In this theologically grounded non-fiction approach to one of the leading English novelists of the 19th century, Leithart reveals his appreciation of the mastery of the drawing room milieu by this pre-eminent literary historian of manners. Her insight into her characters was remarkable for the times in which she lived. So universal are they that they live on till this day, featured in countless television and film remakes, prequels and sequels. In his introduction to Christian Encounters: Jane Austen (Thomas Nelson; ISBN: 978-1-59555-302-7), Leithart stresses that “the whole point of an Austen novel is to record the ironic discrepancies between surface and reality, to express social masks as masks.” He provides a brief overview of “Janeia”, the plethora of publications and reworked versions that have stemmed from Austen’s most notable works: Pride and Prejudice, Emma, Mansfield Park, and Sense and Sensibility. Leithart attributes the perennial appeal of Austen’s work to her minimization of contemporary references, which lends her novels a sense of timelessness.

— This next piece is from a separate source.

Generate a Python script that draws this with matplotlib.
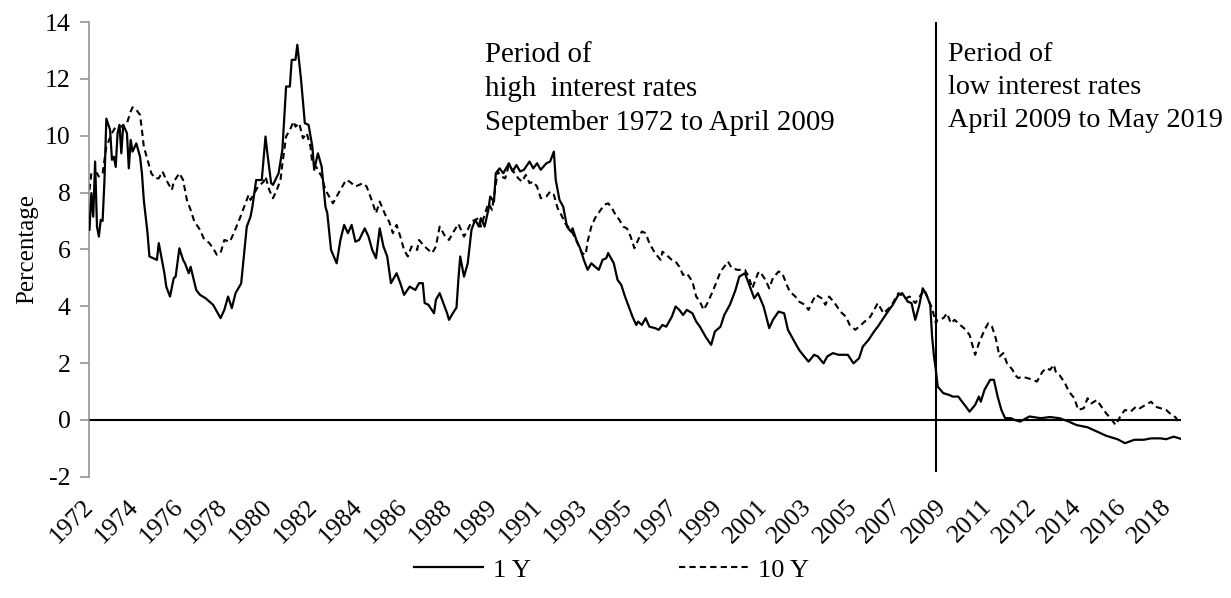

Leithart asserts that, in this relatively brief biography of 153 pages, he has attempted to reveal the many different sides to Austen’s character. His holistic portrayal of the novelist is an attempt “to depict accurately the depth and sincerity of her Christianity, as well as her Anglican discomfort with religious emotion, but without losing sight of the other sides of her complex character—her playfulness, her satiric gift for ridicule, her ‘waspishness’, her rigid morality.”

Leithart’s conversational and colloquial style renders this biography a gentle introduction to the world and writings of this Regency novelist. Though his approach highlights the Christian aspects of the writer’s work and life, his approach is not at all polemic, as he emphasizes the humanity and humaneness breathing forth from her accurate portrayals of small town and rural middle-class and landed gentry life at the start of the 19th century.


Christian Encounters: Jane Austen should find a wide readership among all those interested in the author’s work, as well as among those who are interested in the faith aspects of this author’s life and works.  Christian Encounters: Jane Austen is well researched, and contains many excerpts from other works about Jane Austen, as well as extracts from her own correspondence. As a distinguished author and theologian in his own right, Leithart is well positioned to have written such an informative biography. In addition to the main text of this book, he also includes an annotated alphabetical listing of Austen’s family, friends and neighbors, lists the characters in Austen’s novels, and notes the sources on which he draws.